Prep Time30 minutes mins
Cook Time15 minutes mins
Total Time45 minutes mins
Course: Appetizer, Main Course, Side Dish
Cuisine: Chinese
Keyword: Fish and seafood, Steaming
Servings: 2
- 1 lb half-shell scallops fresh or frozen
- 200 g glass noodles
- 0.5 head of garlic minced
- 4 tbsp butter
- 2 tsp soy sauce
- Scallions, red chilis, and cilantro for garnish
Rehydrate glass noodles in fresh water for a couple of hours, or with hot water for an hour
Bring a pan of water to boil. Meanwhile, finely slice scallion greens and a chilli pepper and reserve for garnish.

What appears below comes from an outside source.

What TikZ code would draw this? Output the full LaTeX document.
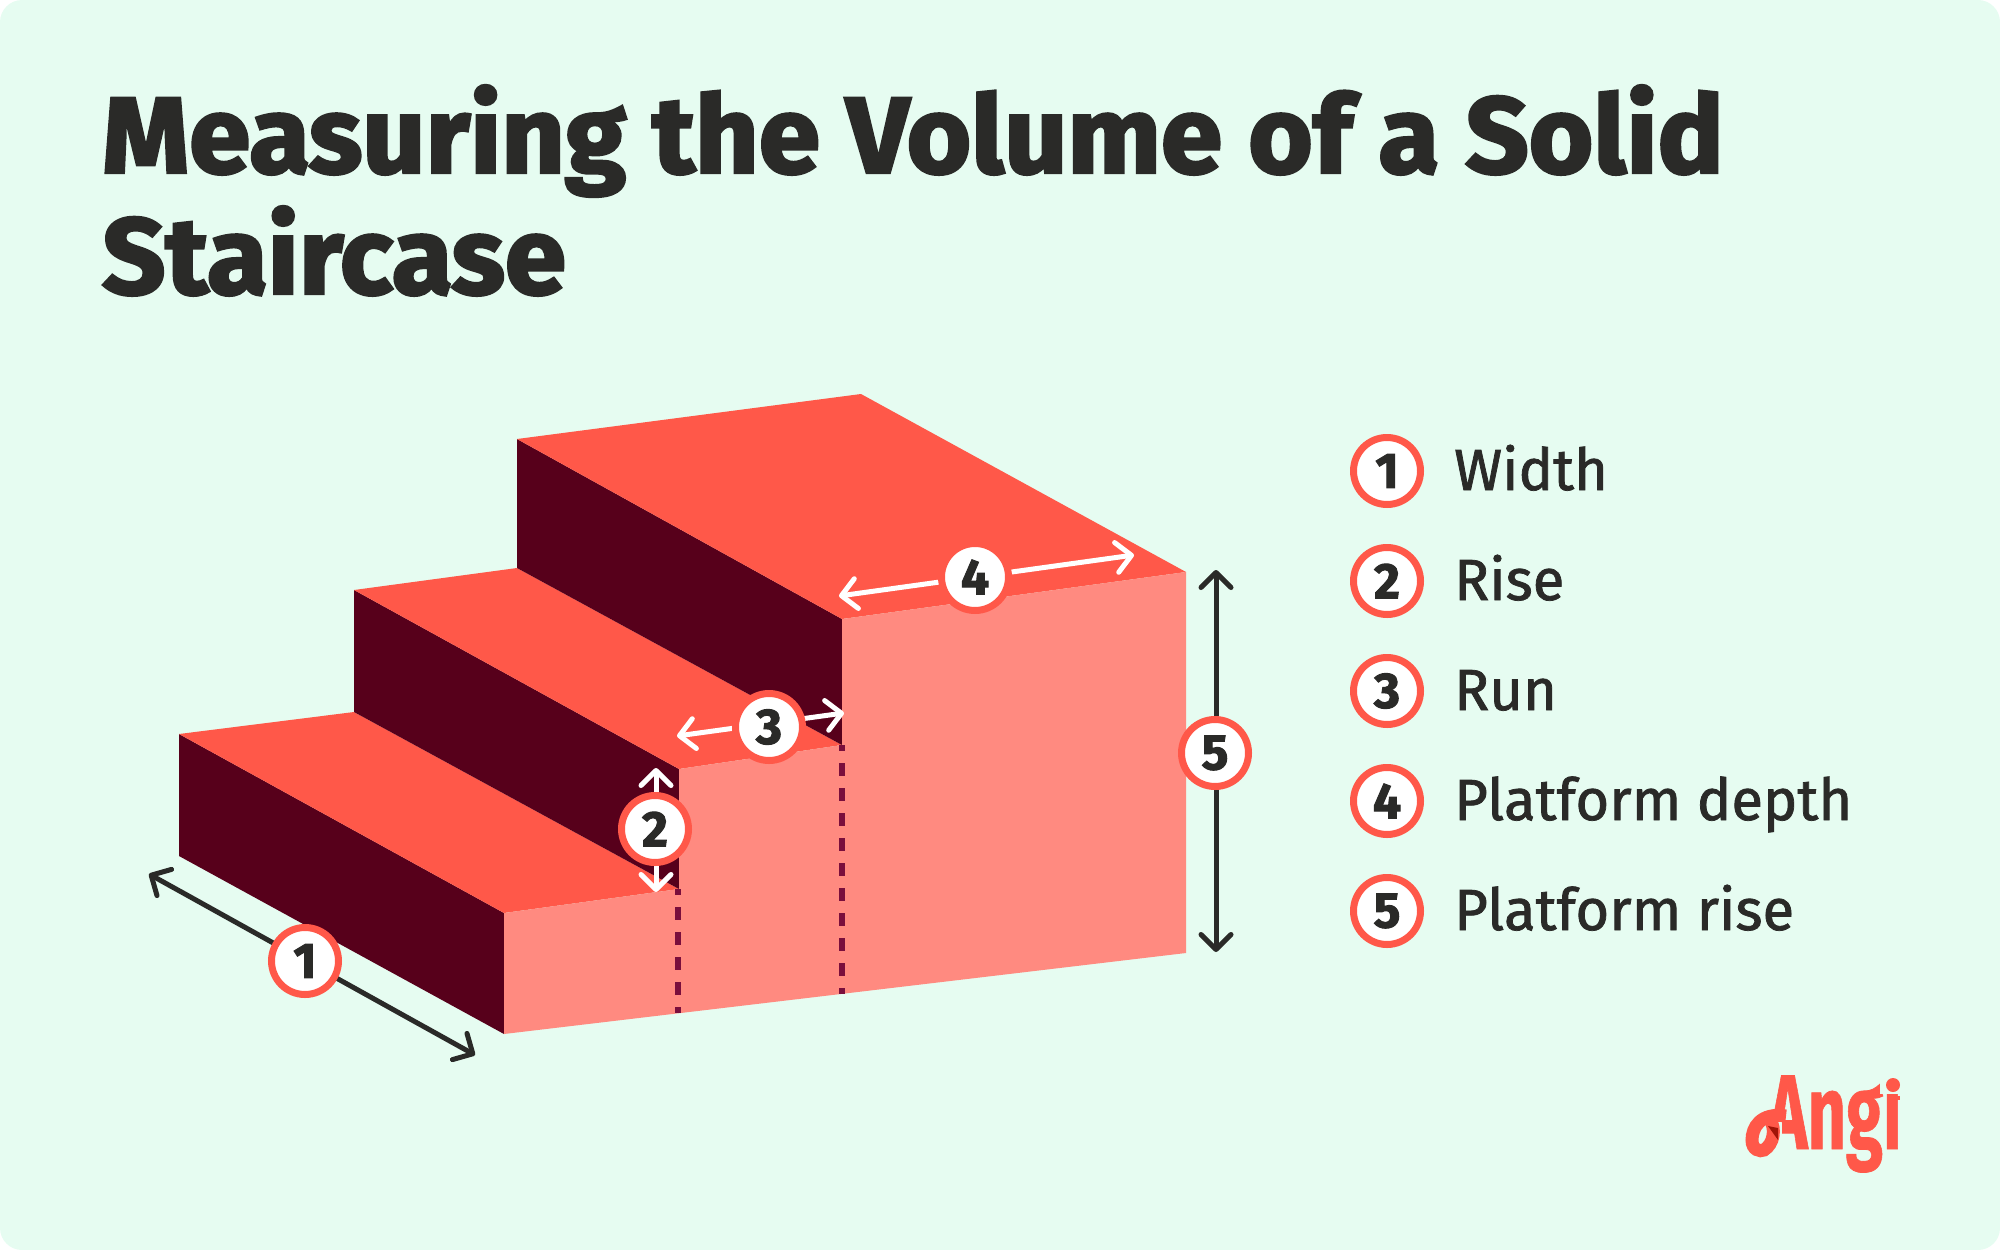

Peel and finely mince garlic cloves. Using a second pan, gently sweat minced garlic in butter until fragrant.
Give the rehydrated glass noodles a few snips with kitchen shears, and mix into the garlic and butter. Season with soy sauce, stir to combine.
Arrange scallops on a heat-resistant plate. Top scallops with glass noodle and garlic butter mixture.
Steam scallops in the pain over vigorously boiling water for a few minutes.
Garnish with scallion greens and chilli pepper. Serve immediately.